§ **Aim**:
Every record should be written out exactly, with the pictures left out.

— START Recorded information —

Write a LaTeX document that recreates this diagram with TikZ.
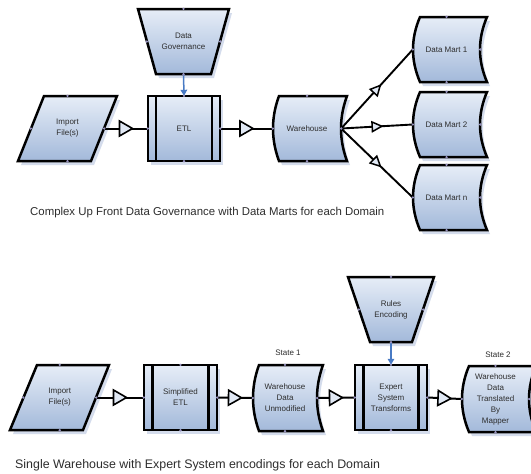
\documentclass[tikz,border=0pt]{standalone}
\usepackage{fontspec}
\setmainfont{Liberation Sans}
\usetikzlibrary{decorations.markings,arrows.meta,calc}
\definecolor{shtop}{RGB}{230,237,247}
\definecolor{shbot}{RGB}{163,185,218}
\definecolor{shadowc}{RGB}{212,220,236}
\definecolor{dotc}{RGB}{150,145,190}
\definecolor{govblue}{RGB}{72,122,196}
\definecolor{txt}{RGB}{45,45,45}
\definecolor{tri}{RGB}{225,233,245}
\tikzset{
  shp/.style={draw=black, line width=2.5pt, line join=miter, top color=shtop, bottom color=shbot},
  shd/.style={fill=shadowc, draw=none},
  lbl/.style={inner sep=0pt, font=\fontsize{8}{11}\selectfont, text=txt, align=center},
  captext/.style={inner sep=0pt, anchor=west, text=txt},
  flow/.style={line width=2pt, postaction={decorate},
    decoration={markings, mark=at position 0.5 with {\draw[line width=1.6pt, line join=miter, fill=tri] (-6.5,-7.5) -- (6.5,0) -- (-6.5,7.5) -- cycle;}}},
  flowsmall/.style={line width=1.9pt, postaction={decorate},
    decoration={markings, mark=at position 0.5 with {\draw[line width=1.5pt, line join=miter, fill=tri] (-4.8,-4.8) -- (4.8,0) -- (-4.8,4.8) -- cycle;}}},
  govarrow/.style={draw=govblue, line width=1.5pt, -{Triangle[length=6pt,width=6.5pt]}}
}
% stored data shape: xL yT xR yB bulge options
\newcommand{\stpath}[6]{\path[#6] ({#1+#5},#2) -- (#3,#2) .. controls ({#3-4*#5/3},{#2+(#4-#2)/3}) and ({#3-4*#5/3},{#4-(#4-#2)/3}) .. (#3,#4) -- ({#1+#5},#4) .. controls ({#1-#5/3},{#4-(#4-#2)/3}) and ({#1-#5/3},{#2+(#4-#2)/3}) .. cycle;}
\newcommand{\storedshape}[5]{\stpath{#1}{#2}{#3}{#4}{#5}{shd,shift={(3,4)}}\stpath{#1}{#2}{#3}{#4}{#5}{shp}}
% quadrilateral: four corners
\newcommand{\quadshape}[4]{\fill[shd,shift={(3,4)}] #1 -- #2 -- #3 -- #4 -- cycle; \path[shp] #1 -- #2 -- #3 -- #4 -- cycle;}
% predefined process: x1 y1 x2 y2 offset
\newcommand{\predef}[5]{\fill[shd] ({#1+3},{#2+4}) rectangle ({#3+3},{#4+4}); \path[shp] (#1,#2) rectangle (#3,#4); \draw[line width=2.5pt] ({#1+#5},#2) -- ({#1+#5},#4) ({#3-#5},#2) -- ({#3-#5},#4);}
\newcommand{\cpdots}[1]{\foreach \aa in {north,south,east,west} {\fill[dotc] (#1.\aa) circle (1.3);}}
\begin{document}
\begin{tikzpicture}[x=1pt,y=-1pt]
\useasboundingbox (0,0) rectangle (531,474);
\clip (0,0) rectangle (531,474);
\fill[white] (0,0) rectangle (531,474);

% ---------- top row ----------
\quadshape{(138,9)}{(229,9)}{(211,74)}{(156,74)}
\node[lbl, minimum width=73, minimum height=65] (dg) at (183.5,41.5) {Data\\Governance};

\quadshape{(44,96)}{(117,96)}{(91,161)}{(18,161)}
\node[lbl, minimum width=73, minimum height=65] (imp1) at (67.5,128.5) {Import\\File(s)};

\predef{148}{96}{220}{161}{8}
\node[lbl, minimum width=72, minimum height=65] (etl) at (184,128.5) {ETL};

\storedshape{273}{96}{347}{161}{6}
\node[lbl, minimum width=68, minimum height=65] (wh) at (307,128.5) {Warehouse};

\storedshape{413}{17}{487}{82}{7}
\node[lbl, minimum width=67, minimum height=65] (dm1) at (446.5,49.5) {Data Mart 1};
\storedshape{413}{92}{487}{157}{7}
\node[lbl, minimum width=67, minimum height=65] (dm2) at (446.5,124.5) {Data Mart 2};
\storedshape{413}{165}{487}{230}{7}
\node[lbl, minimum width=67, minimum height=65] (dmn) at (446.5,197.5) {Data Mart n};

\draw[govarrow] (dg.south) -- (etl.north);
\draw[flow] (imp1.east) -- (etl.west);
\draw[flow] (etl.east) -- (wh.west);
\draw[flowsmall] (wh.east) -- (dm1.west);
\draw[flowsmall] (wh.east) -- (dm2.west);
\draw[flowsmall] (wh.east) -- (dmn.west);

\node[captext, font=\fontsize{11.4}{14}\selectfont] (cap1) at (30,213) {Complex Up Front Data Governance with Data Marts for each Domain};

% ---------- bottom row ----------
\quadshape{(348,277)}{(434,277)}{(412,342)}{(370,342)}
\node[lbl, minimum width=64, minimum height=65] (re) at (391,309.5) {Rules\\Encoding};

\quadshape{(37,365)}{(109,365)}{(83,430)}{(10,430)}
\node[lbl, minimum width=72.5, minimum height=65] (imp2) at (59.75,397.5) {Import\\File(s)};

\predef{144}{365}{217}{430}{8.5}
\node[lbl, minimum width=73, minimum height=65] (setl) at (180.5,397.5) {Simplified\\ETL};

\storedshape{253}{365}{323}{431}{6}
\node[lbl, minimum width=64, minimum height=66] (wdu) at (285,398) {Warehouse\\Data\\Unmodified};
\node[lbl] (st1) at (288,353) {State 1};

\predef{355}{365}{427}{430}{8.5}
\node[lbl, minimum width=72, minimum height=65] (est) at (391,397.5) {Expert\\System\\Transforms};

\storedshape{462}{366}{536}{432}{7}
\node[lbl, minimum width=67, minimum height=66] (wdt) at (495.5,399) {Warehouse\\Data\\Translated\\By\\Mapper};
\node[lbl] (st2) at (498,355) {State 2};

\draw[govarrow] (re.south) -- (est.north);
\draw[flow] (imp2.east) -- (setl.west);
\draw[flow] (setl.east) -- (wdu.west);
\draw[flow] (wdu.east) -- (est.west);
\draw[flow] (est.east) -- (wdt.west);

\node[captext, font=\fontsize{12.4}{14}\selectfont] (cap2) at (15,465) {Single Warehouse with Expert System encodings for each Domain};

% connection points
\foreach \nn in {dg,imp1,etl,wh,dm1,dm2,dmn,re,imp2,setl,wdu,est,wdt} {\cpdots{\nn}}
\end{tikzpicture}
\end{document}
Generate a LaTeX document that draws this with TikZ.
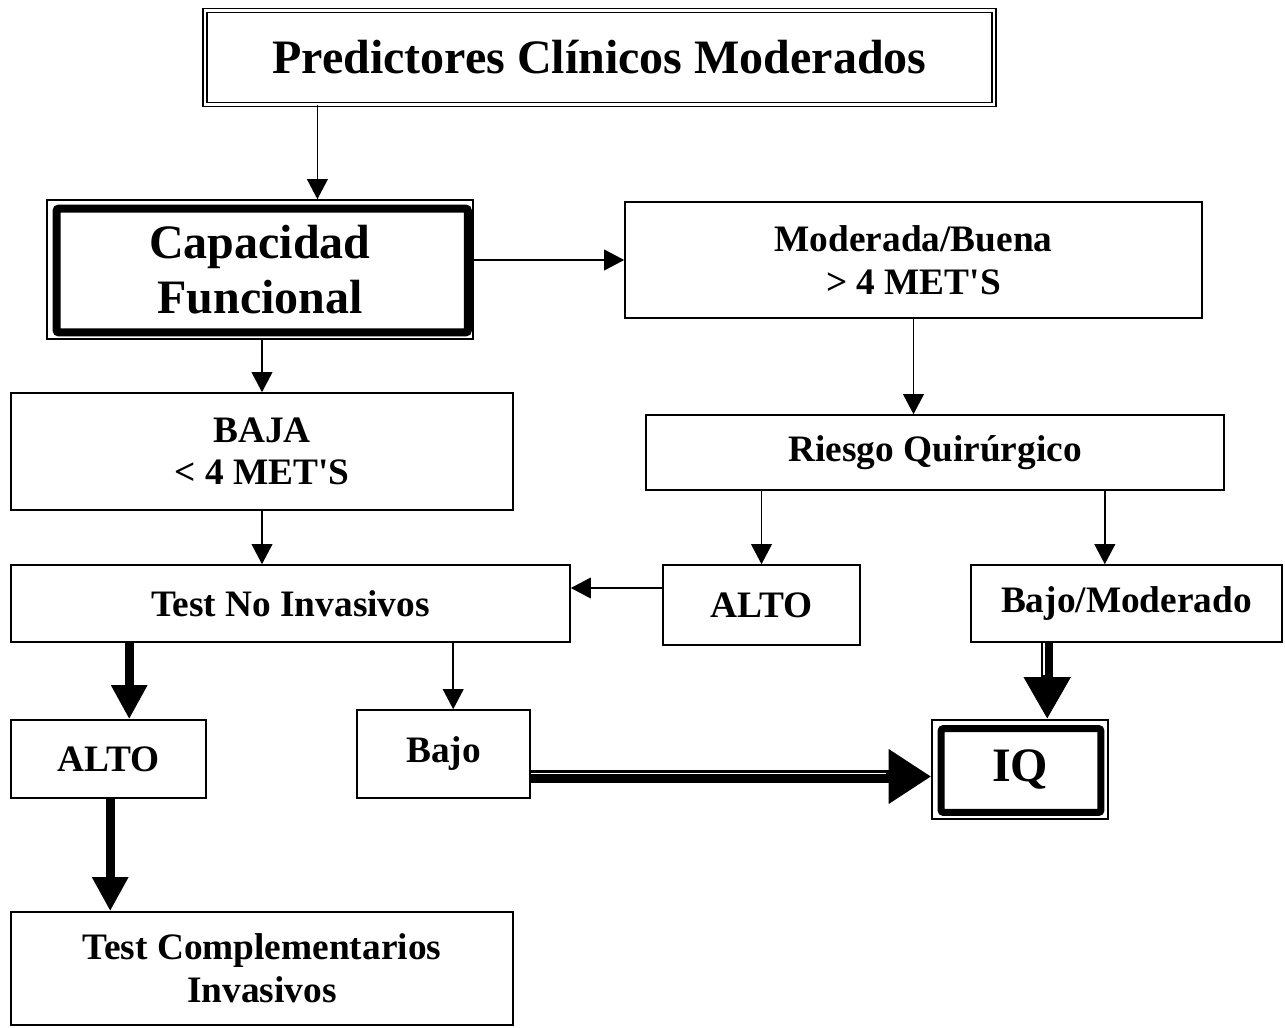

— END Recorded information —

§ **Answer to this problem**:
Write a LaTeX document that recreates this diagram with TikZ.
\documentclass[tikz,border=0pt]{standalone}
\usepackage{fontspec}
\setmainfont{Liberation Sans}
\usetikzlibrary{decorations.markings,arrows.meta,calc}
\definecolor{shtop}{RGB}{230,237,247}
\definecolor{shbot}{RGB}{163,185,218}
\definecolor{shadowc}{RGB}{212,220,236}
\definecolor{dotc}{RGB}{150,145,190}
\definecolor{govblue}{RGB}{72,122,196}
\definecolor{txt}{RGB}{45,45,45}
\definecolor{tri}{RGB}{225,233,245}
\tikzset{
  shp/.style={draw=black, line width=2.5pt, line join=miter, top color=shtop, bottom color=shbot},
  shd/.style={fill=shadowc, draw=none},
  lbl/.style={inner sep=0pt, font=\fontsize{8}{11}\selectfont, text=txt, align=center},
  captext/.style={inner sep=0pt, anchor=west, text=txt},
  flow/.style={line width=2pt, postaction={decorate},
    decoration={markings, mark=at position 0.5 with {\draw[line width=1.6pt, line join=miter, fill=tri] (-6.5,-7.5) -- (6.5,0) -- (-6.5,7.5) -- cycle;}}},
  flowsmall/.style={line width=1.9pt, postaction={decorate},
    decoration={markings, mark=at position 0.5 with {\draw[line width=1.5pt, line join=miter, fill=tri] (-4.8,-4.8) -- (4.8,0) -- (-4.8,4.8) -- cycle;}}},
  govarrow/.style={draw=govblue, line width=1.5pt, -{Triangle[length=6pt,width=6.5pt]}}
}
% stored data shape: xL yT xR yB bulge options
\newcommand{\stpath}[6]{\path[#6] ({#1+#5},#2) -- (#3,#2) .. controls ({#3-4*#5/3},{#2+(#4-#2)/3}) and ({#3-4*#5/3},{#4-(#4-#2)/3}) .. (#3,#4) -- ({#1+#5},#4) .. controls ({#1-#5/3},{#4-(#4-#2)/3}) and ({#1-#5/3},{#2+(#4-#2)/3}) .. cycle;}
\newcommand{\storedshape}[5]{\stpath{#1}{#2}{#3}{#4}{#5}{shd,shift={(3,4)}}\stpath{#1}{#2}{#3}{#4}{#5}{shp}}
% quadrilateral: four corners
\newcommand{\quadshape}[4]{\fill[shd,shift={(3,4)}] #1 -- #2 -- #3 -- #4 -- cycle; \path[shp] #1 -- #2 -- #3 -- #4 -- cycle;}
% predefined process: x1 y1 x2 y2 offset
\newcommand{\predef}[5]{\fill[shd] ({#1+3},{#2+4}) rectangle ({#3+3},{#4+4}); \path[shp] (#1,#2) rectangle (#3,#4); \draw[line width=2.5pt] ({#1+#5},#2) -- ({#1+#5},#4) ({#3-#5},#2) -- ({#3-#5},#4);}
\newcommand{\cpdots}[1]{\foreach \aa in {north,south,east,west} {\fill[dotc] (#1.\aa) circle (1.3);}}
\begin{document}
\begin{tikzpicture}[x=1pt,y=-1pt]
\useasboundingbox (0,0) rectangle (531,474);
\clip (0,0) rectangle (531,474);
\fill[white] (0,0) rectangle (531,474);

% ---------- top row ----------
\quadshape{(138,9)}{(229,9)}{(211,74)}{(156,74)}
\node[lbl, minimum width=73, minimum height=65] (dg) at (183.5,41.5) {Data\\Governance};

\quadshape{(44,96)}{(117,96)}{(91,161)}{(18,161)}
\node[lbl, minimum width=73, minimum height=65] (imp1) at (67.5,128.5) {Import\\File(s)};

\predef{148}{96}{220}{161}{8}
\node[lbl, minimum width=72, minimum height=65] (etl) at (184,128.5) {ETL};

\storedshape{273}{96}{347}{161}{6}
\node[lbl, minimum width=68, minimum height=65] (wh) at (307,128.5) {Warehouse};

\storedshape{413}{17}{487}{82}{7}
\node[lbl, minimum width=67, minimum height=65] (dm1) at (446.5,49.5) {Data Mart 1};
\storedshape{413}{92}{487}{157}{7}
\node[lbl, minimum width=67, minimum height=65] (dm2) at (446.5,124.5) {Data Mart 2};
\storedshape{413}{165}{487}{230}{7}
\node[lbl, minimum width=67, minimum height=65] (dmn) at (446.5,197.5) {Data Mart n};

\draw[govarrow] (dg.south) -- (etl.north);
\draw[flow] (imp1.east) -- (etl.west);
\draw[flow] (etl.east) -- (wh.west);
\draw[flowsmall] (wh.east) -- (dm1.west);
\draw[flowsmall] (wh.east) -- (dm2.west);
\draw[flowsmall] (wh.east) -- (dmn.west);

\node[captext, font=\fontsize{11.4}{14}\selectfont] (cap1) at (30,213) {Complex Up Front Data Governance with Data Marts for each Domain};

% ---------- bottom row ----------
\quadshape{(348,277)}{(434,277)}{(412,342)}{(370,342)}
\node[lbl, minimum width=64, minimum height=65] (re) at (391,309.5) {Rules\\Encoding};

\quadshape{(37,365)}{(109,365)}{(83,430)}{(10,430)}
\node[lbl, minimum width=72.5, minimum height=65] (imp2) at (59.75,397.5) {Import\\File(s)};

\predef{144}{365}{217}{430}{8.5}
\node[lbl, minimum width=73, minimum height=65] (setl) at (180.5,397.5) {Simplified\\ETL};

\storedshape{253}{365}{323}{431}{6}
\node[lbl, minimum width=64, minimum height=66] (wdu) at (285,398) {Warehouse\\Data\\Unmodified};
\node[lbl] (st1) at (288,353) {State 1};

\predef{355}{365}{427}{430}{8.5}
\node[lbl, minimum width=72, minimum height=65] (est) at (391,397.5) {Expert\\System\\Transforms};

\storedshape{462}{366}{536}{432}{7}
\node[lbl, minimum width=67, minimum height=66] (wdt) at (495.5,399) {Warehouse\\Data\\Translated\\By\\Mapper};
\node[lbl] (st2) at (498,355) {State 2};

\draw[govarrow] (re.south) -- (est.north);
\draw[flow] (imp2.east) -- (setl.west);
\draw[flow] (setl.east) -- (wdu.west);
\draw[flow] (wdu.east) -- (est.west);
\draw[flow] (est.east) -- (wdt.west);

\node[captext, font=\fontsize{12.4}{14}\selectfont] (cap2) at (15,465) {Single Warehouse with Expert System encodings for each Domain};

% connection points
\foreach \nn in {dg,imp1,etl,wh,dm1,dm2,dmn,re,imp2,setl,wdu,est,wdt} {\cpdots{\nn}}
\end{tikzpicture}
\end{document}
Generate a LaTeX document that draws this with TikZ.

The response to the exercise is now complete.